Principles of Oscillators and a Morse Code Practice Oscillator With 555 IC

 Oscillator in electronics is a circuit which produces periodic oscillations or alternating signal which could be a sine wave, square wave or another type of wave. The oscillator is powered by a direct current source and can be used in a wide variety of applications like radio, television, computer and mobile phone. In the animation, a resistor-capacitor (RC) network is used to feed a portion of the output of the inverting Schmitt trigger into its input. Schmitt trigger is a circuit with hysteresis implemented by applying positive feedback to the non inverting input of a differential amplifier. It is called a trigger because the output retains its value till the input changes sufficiently to trigger a change. That brings us to the most common form of linear oscillator or harmonic oscillator in which a transistor or operational amplifier is connected in a feedback loop with output fed back into its input through a frequency selective electronic filter to provide positive feedback. In the illustration, the RC network does this job. 

When the amplifier is switched on, electronic noise or unwanted signal in the circuit provides a signal input to get the oscillations started. The noise gets amplified and travels along the feedback loop which filters it and converts it to single frequency wave which could be a sine wave or a square wave as shown in the illustration. RC oscillators are used in low frequency range, typically for audio frequency signals. LC oscillators with inductor and capacitor have a tuned circuit instead of the RC network. They are used in high frequency application like radio transmitter and local oscillator of radio receivers. Still another option is a crystal oscillator in which the electric signals from a piezoelectric crystal provides a highly stable signal for the oscillator. But the disadvantage of the crystal oscillator is that frequency cannot be changed by tuning as in RC and LC network oscillators, which can be tuned easily by varying the capacitance of a variable capacitor.

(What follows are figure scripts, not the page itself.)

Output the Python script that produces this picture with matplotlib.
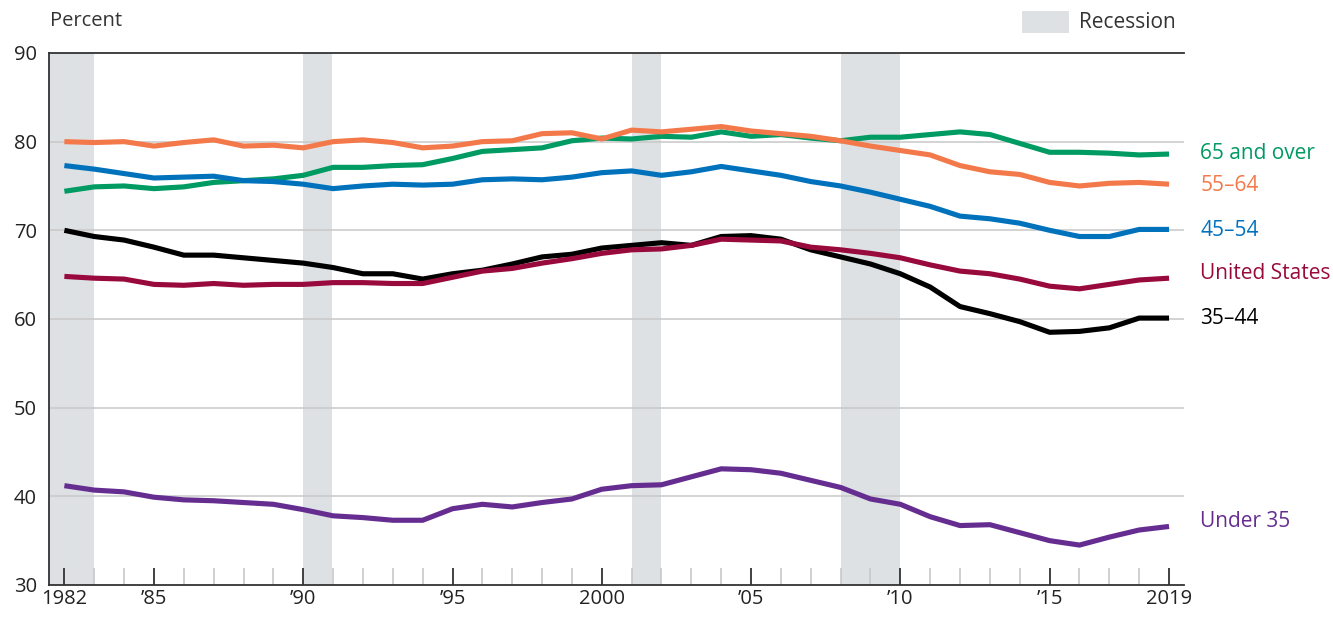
import matplotlib
matplotlib.use("Agg")
import matplotlib.pyplot as plt
import numpy as np

years = list(range(1982, 2020))

under35 = [41.2, 40.7, 40.5, 39.9, 39.6, 39.5, 39.3, 39.1, 38.5, 37.8,
           37.6, 37.3, 37.3, 38.6, 39.1, 38.8, 39.3, 39.7, 40.8, 41.2,
           41.3, 42.2, 43.1, 43.0, 42.6, 41.8, 41.0, 39.7, 39.1, 37.7,
           36.7, 36.8, 35.9, 35.0, 34.5, 35.4, 36.2, 36.6]
age35_44 = [70.0, 69.3, 68.9, 68.1, 67.2, 67.2, 66.9, 66.6, 66.3, 65.8,
            65.1, 65.1, 64.5, 65.1, 65.5, 66.2, 67.0, 67.3, 68.0, 68.3,
            68.6, 68.3, 69.3, 69.4, 69.0, 67.8, 67.0, 66.2, 65.1, 63.6,
            61.4, 60.6, 59.7, 58.5, 58.6, 59.0, 60.1, 60.1]
us = [64.8, 64.6, 64.5, 63.9, 63.8, 64.0, 63.8, 63.9, 63.9, 64.1,
      64.1, 64.0, 64.0, 64.7, 65.4, 65.7, 66.3, 66.8, 67.4, 67.8,
      67.9, 68.3, 69.0, 68.9, 68.8, 68.1, 67.8, 67.4, 66.9, 66.1,
      65.4, 65.1, 64.5, 63.7, 63.4, 63.9, 64.4, 64.6]
age65plus = [74.4, 74.9, 75.0, 74.7, 74.9, 75.4, 75.6, 75.8, 76.2, 77.1,
             77.1, 77.3, 77.4, 78.1, 78.9, 79.1, 79.3, 80.1, 80.4, 80.3,
             80.6, 80.5, 81.1, 80.6, 80.8, 80.4, 80.1, 80.5, 80.5, 80.8,
             81.1, 80.8, 79.8, 78.8, 78.8, 78.7, 78.5, 78.6]
age45_54 = [77.3, 76.9, 76.4, 75.9, 76.0, 76.1, 75.6, 75.5, 75.2, 74.7,
            75.0, 75.2, 75.1, 75.2, 75.7, 75.8, 75.7, 76.0, 76.5, 76.7,
            76.2, 76.6, 77.2, 76.7, 76.2, 75.5, 75.0, 74.3, 73.5, 72.7,
            71.6, 71.3, 70.8, 70.0, 69.3, 69.3, 70.1, 70.1]
age55_64 = [80.0, 79.9, 80.0, 79.5, 79.9, 80.2, 79.5, 79.6, 79.3, 80.0,
            80.2, 79.9, 79.3, 79.5, 80.0, 80.1, 80.9, 81.0, 80.3, 81.3,
            81.1, 81.4, 81.7, 81.2, 80.9, 80.6, 80.1, 79.5, 79.0, 78.5,
            77.3, 76.6, 76.3, 75.4, 75.0, 75.3, 75.4, 75.2]

recessions = [(1981.5, 1983.0), (1990.0, 1990.95), (2001.0, 2002.0), (2008.0, 2010.0)]

series = [
    ("Under 35", under35, "#662D91", 37.2),
    ("35\u201344", age35_44, "#000000", 60.0),
    ("United States", us, "#990A3C", 65.1),
    ("65 and over", age65plus, "#009A63", 78.7),
    ("45\u201354", age45_54, "#0072BC", 70.0),
    ("55\u201364", age55_64, "#F4794A", 75.0),
]

plt.rcParams['font.family'] = ['Open Sans', 'DejaVu Sans']

fig = plt.figure(figsize=(13.33, 6.21), dpi=100)
ax = fig.add_axes([0.0371, 0.058, 0.8511, 0.8567])

for s, e in recessions:
    ax.axvspan(s, e, color="#DEE1E4", lw=0, zorder=0)

for yv in [40, 50, 60, 70, 80]:
    ax.axhline(yv, color="#C8C8C8", lw=1.1, zorder=1)

for name, vals, col, ly in series:
    ax.plot(years, vals, color=col, lw=3.7, solid_capstyle='butt', zorder=3)
    ax.text(2020.05, ly, name, color=col, fontsize=15, va='center', ha='left',
            clip_on=False)

ax.set_xlim(1981.5, 2019.5)
ax.set_ylim(30, 90)

ax.set_yticks([30, 40, 50, 60, 70, 80, 90])
ax.set_yticklabels(["30", "40", "50", "60", "70", "80", "90"], fontsize=14.5, color="#222222")
ax.tick_params(axis='y', length=0, pad=9)

major = [1982, 1985, 1990, 1995, 2000, 2005, 2010, 2015, 2019]
major_lbl = ["1982", "\u201985", "\u201990", "\u201995", "2000", "\u201905", "\u201910", "\u201915", "2019"]
ax.set_xticks(major)
ax.set_xticklabels(major_lbl, fontsize=14.5, color="#222222")
ax.set_xticks([y for y in years if y not in major], minor=True)
ax.tick_params(axis='x', which='major', direction='in', length=12, width=1.3,
               color="#333333", pad=3)
ax.tick_params(axis='x', which='minor', direction='in', length=12, width=1.2,
               color="#C8C8C8")

for sp in ['left', 'bottom', 'top']:
    ax.spines[sp].set_color("#333333")
    ax.spines[sp].set_linewidth(1.3)
ax.spines['right'].set_visible(False)

fig.text(0.0375, 1 - 21 / 621, "Percent", fontsize=14.5, color="#333333", va='center', ha='left')

# Recession legend
fig.patches.append(plt.Rectangle((1022 / 1333, 1 - 33 / 621), 47 / 1333, 22 / 621,
                                 transform=fig.transFigure, color="#DEE1E4", lw=0))
fig.text(1079 / 1333, 1 - 22 / 621, "Recession", fontsize=15, color="#333333",
         va='center', ha='left')

fig.savefig("out.png", dpi=100)
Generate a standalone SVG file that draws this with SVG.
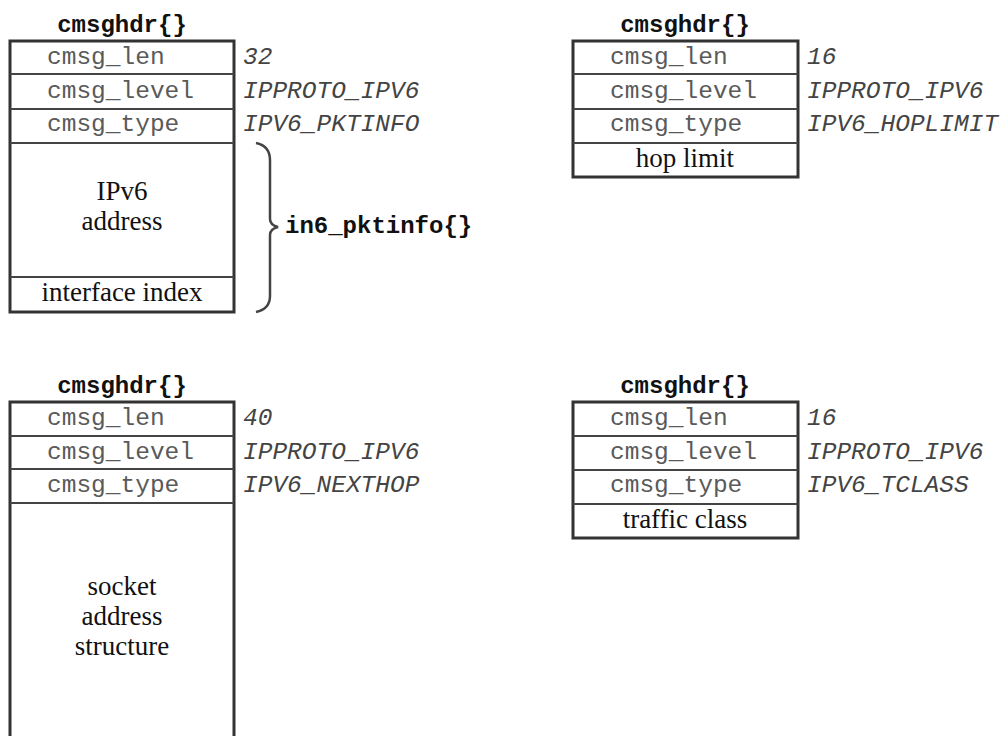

Two common classical types of oscillators are the Hartley oscillator invented in 1915 and the Colpitts oscillator, invented in 1918. Hartley oscillator has a tank circuit consisting of two inductors connected in series or a single tapped inductor and a single capacitor. Signal needed for feedback is taken from the center connection between the two inductors. In the circuit shown, the transistor acts as an amplifier between the high impedance across the entire LC tank circuit and the low voltage/high current point between the coils. Frequency of the oscillation is the resonant frequency of the tank circuit. If the capacitance of the tank capacitor is C and the total inductance of the coils is L, then frequency f = 1/2π√LC. So it is possible to change the frequency of oscillation simply by using a variable capacitor. Function of the radiofrequency choke is to prevent the RF energy setup in L being short circuited through the battery supply.

While the Hartley oscillator has two inductors in series, the Colpitts oscillator has two capacitors in series, in the tank circuit. Feedback for the transistor amplifier is taken from the voltage divider made of two capacitors in the tank circuit. While it is easy to calculate the total inductance in Hartley oscillator by just adding the values of two inductors, it is more difficult in case of Colpitts oscillator with two capacitors in series in the tank circuit. Product of the two capacitances will have to be divided by the sum of the capacitances to get the total capacitance in the formula for calculating the resonant frequency of the tank circuit.

An important use of oscillators for those preparing for amateur radio examination is the Morse Code Practice Oscillator. Though earlier we used to make it with transistors, the trend now is to make it with 555 timer IC, which is widely available and inexpensive. Here is a circuit diagram which I found posted online by VU2MUE, which I have redrawn in colour with slight modifications. While trying to assemble it, pin number 8 of the only 555 IC which I had broke off, after having used it in multiple other breadboard projects. So I had to abandon the project and hence I will not be able to tell you that this circuit actually worked for me. Looks rather simple and I am planning to try assembling it on a breadboard, just for the fun of it, at a later date, when I get a new 555 IC.